PP 71 tahun 2010 tentang Standar Akuntansi Pemerintah
PP 71 tahun 2010
tentang Standar Akuntansi Pemerintah sebagai pengganti PP 24 tahun 2005
Pada tahun
2010 terbit PP 71 tahun 2010 tentang Standar Akuntansi Pemerintah sebagai
pengganti PP 24 tahun 2005. Diharapkan setelah PP ini terbit maka akan diikuti
dengan aturan-aturan pelaksanaannya baik berupa Peraturan Menteri Keuangan
untuk pemerintah pusat maupun Peraturan Menteri Dalam Negeri untuk pemerintah
daerah. Ada yang berbeda antara PP 71 tahun 2010 ini dengan PP-PP lain. Dalam
PP 71 tahun 2010 terdapat 2 buah lampiran. Lampiran I merupakan Standar
Akuntansi Pemerintah berbasis Akrual yang akan dilaksanakan selambat-lambatnya
mulai tahun 2014, sedangkan Lampiran II merupakan Standar Akuntansi Pemerintah
berbasis Kas Menuju Akrual yang hanya berlaku hingga tahun 2014. Lampiran I
berlaku sejak tanggal ditetapkan dan dapat segera diterapkan oleh setiap
entitas (strategi pentahapan pemberlakuan akan ditetapkan lebih lanjut oleh
Menteri Keuangan dan Menteri Dalam Negeri), sedangkan Lampiran II berlaku
selama masa transisi bagi entitas yang belum siap untuk menerapkan SAP Berbasis
Akrual.

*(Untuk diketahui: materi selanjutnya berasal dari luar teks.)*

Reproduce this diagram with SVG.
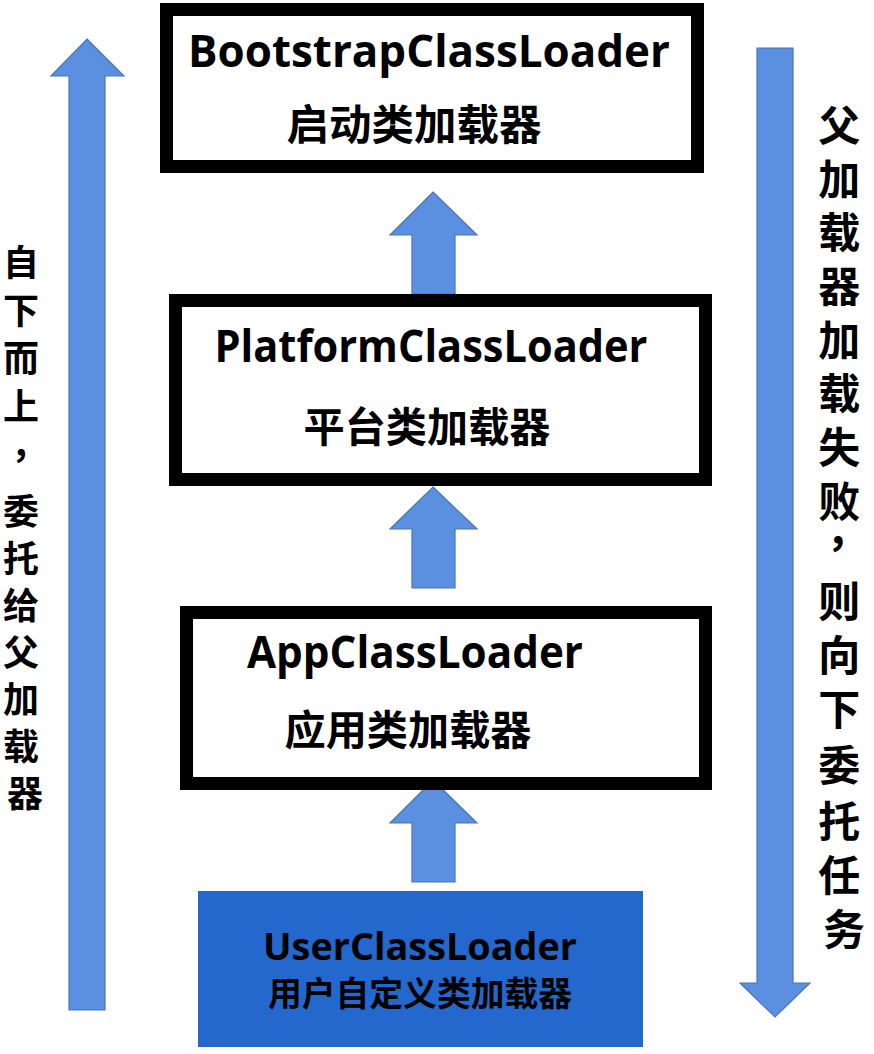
<svg xmlns="http://www.w3.org/2000/svg" width="874" height="1054" viewBox="0 0 874 1054">
<style>
.arrow{fill:#5B8FE0;stroke:#4A74B8;stroke-width:1.2;stroke-linejoin:miter}
.box{fill:#ffffff;stroke:#000000;stroke-width:13}
.en{font-family:"Open Sans","Liberation Sans",sans-serif;font-weight:700;fill:#000;text-anchor:middle}
.zh{font-family:"Noto Sans CJK SC",sans-serif;font-weight:700;fill:#000;text-anchor:middle}
.side{font-family:"Noto Sans CJK SC",sans-serif;font-weight:700;fill:#000;text-anchor:middle}
</style>
<rect width="874" height="1054" fill="#ffffff"/>
<g id="connectors">
<polygon class="arrow" points="87,39 124,76 105,76 105,1010 69,1010 69,76 51,76"/>
<polygon class="arrow" points="757,48 793,48 793,983 810,983 775,1017 740,983 757,983"/>
<polygon class="arrow" points="433,192 477,235 455,235 455,294 412,294 412,235 390,235"/>
<polygon class="arrow" points="433,487 477,529 455,529 455,588 412,588 412,529 390,529"/>
<polygon class="arrow" points="433,780 477,823 455,823 455,882 412,882 412,823 390,823"/>
</g>
<g id="bootstrap">
<rect class="box" x="166.5" y="9.5" width="531" height="157"/>
<text class="en" x="429" y="67" font-size="44" textLength="482" lengthAdjust="spacingAndGlyphs">BootstrapClassLoader</text>
<text class="zh" x="414" y="140" font-size="42" textLength="255" lengthAdjust="spacingAndGlyphs">启动类加载器</text>
</g>
<g id="platform">
<rect class="box" x="175.5" y="300.5" width="530" height="179"/>
<text class="en" x="431" y="362" font-size="44" textLength="433" lengthAdjust="spacingAndGlyphs">PlatformClassLoader</text>
<text class="zh" x="427" y="442" font-size="41" textLength="247" lengthAdjust="spacingAndGlyphs">平台类加载器</text>
</g>
<g id="app">
<rect class="box" x="186.5" y="612.5" width="519" height="171"/>
<text class="en" x="415" y="668" font-size="44" textLength="336" lengthAdjust="spacingAndGlyphs">AppClassLoader</text>
<text class="zh" x="408" y="745" font-size="41" textLength="247" lengthAdjust="spacingAndGlyphs">应用类加载器</text>
</g>
<g id="user">
<rect x="198" y="891" width="445" height="156" fill="#2468CE"/>
<text class="en" x="420" y="960" font-size="38" fill="#0a0f1e" textLength="314" lengthAdjust="spacingAndGlyphs">UserClassLoader</text>
<text class="zh" x="420" y="1006" font-size="34" fill="#0a0f1e" textLength="304" lengthAdjust="spacingAndGlyphs">用户自定义类加载器</text>
</g>
<g id="left-label">
<text class="side" font-size="36">
<tspan x="25" y="276">自</tspan>
<tspan x="25" y="324">下</tspan>
<tspan x="25" y="372">而</tspan>
<tspan x="25" y="420">上</tspan>
<tspan x="33" y="458">，</tspan>
<tspan x="25" y="525">委</tspan>
<tspan x="25" y="572">托</tspan>
<tspan x="25" y="619">给</tspan>
<tspan x="25" y="666">父</tspan>
<tspan x="25" y="713">加</tspan>
<tspan x="25" y="760">载</tspan>
<tspan x="25" y="807">器</tspan>
</text>
</g>
<g id="right-label">
<text class="side" font-size="42">
<tspan x="844" y="141">父</tspan>
<tspan x="844" y="195">加</tspan>
<tspan x="844" y="248">载</tspan>
<tspan x="844" y="302">器</tspan>
<tspan x="844" y="356">加</tspan>
<tspan x="844" y="409">载</tspan>
<tspan x="844" y="463">失</tspan>
<tspan x="844" y="517">败</tspan>
<tspan x="852" y="546">，</tspan>
<tspan x="844" y="617">则</tspan>
<tspan x="844" y="671">向</tspan>
<tspan x="844" y="725">下</tspan>
<tspan x="844" y="781">委</tspan>
<tspan x="844" y="837">托</tspan>
<tspan x="844" y="891">任</tspan>
<tspan x="844" y="945">务</tspan>
</text>
</g>
</svg>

Dengan kata lain, Lampiran II merupakan lampiran yang memuat kembali
seluruh aturan yang ada pada PP 24 tahun 2005 tanpa perubahan sedikit pun.
Laporan
keuangan yang dihasilkan dari penerapan SAP Berbasis Akrual dimaksudkan
untuk memberi manfaat lebih baik bagi para pemangku kepentingan, baik
para pengguna maupun pemeriksa laporan keuangan pemerintah, dibandingkan dengan
biaya yang dikeluarkan. Hal ini sejalan dengan salah satu prinsip akuntansi
yaitu bahwa biaya yang dikeluarkan sebanding dengan manfaat yang diperoleh.
Secara
definisi, sistem akuntansi akrual adalah suatu metode pencatatan transaksi atau
peristiwa dan pengakuan biaya (beban) berdasarkan periode terjadinya peristiwa
atau transaksi tersebut. Sedangkan menurut metode single entry atau cash basis
pencatatan dan pengakuan peristiwa dilakukan saat pembayaran dilakukan.
Dalam sistem
akrual, pencatatan biaya depresiasi suatu aset dibebankan ke periode waktu
selama suatu aset tersebut digunakan berdasarkan biaya harga pembelian aset.
Sedangkan menurut sistem akuntansi berbasis kas, biaya pengadaan aset tersebut
dibebankan ke periode saat dilakukan pembayaran atas harga aset.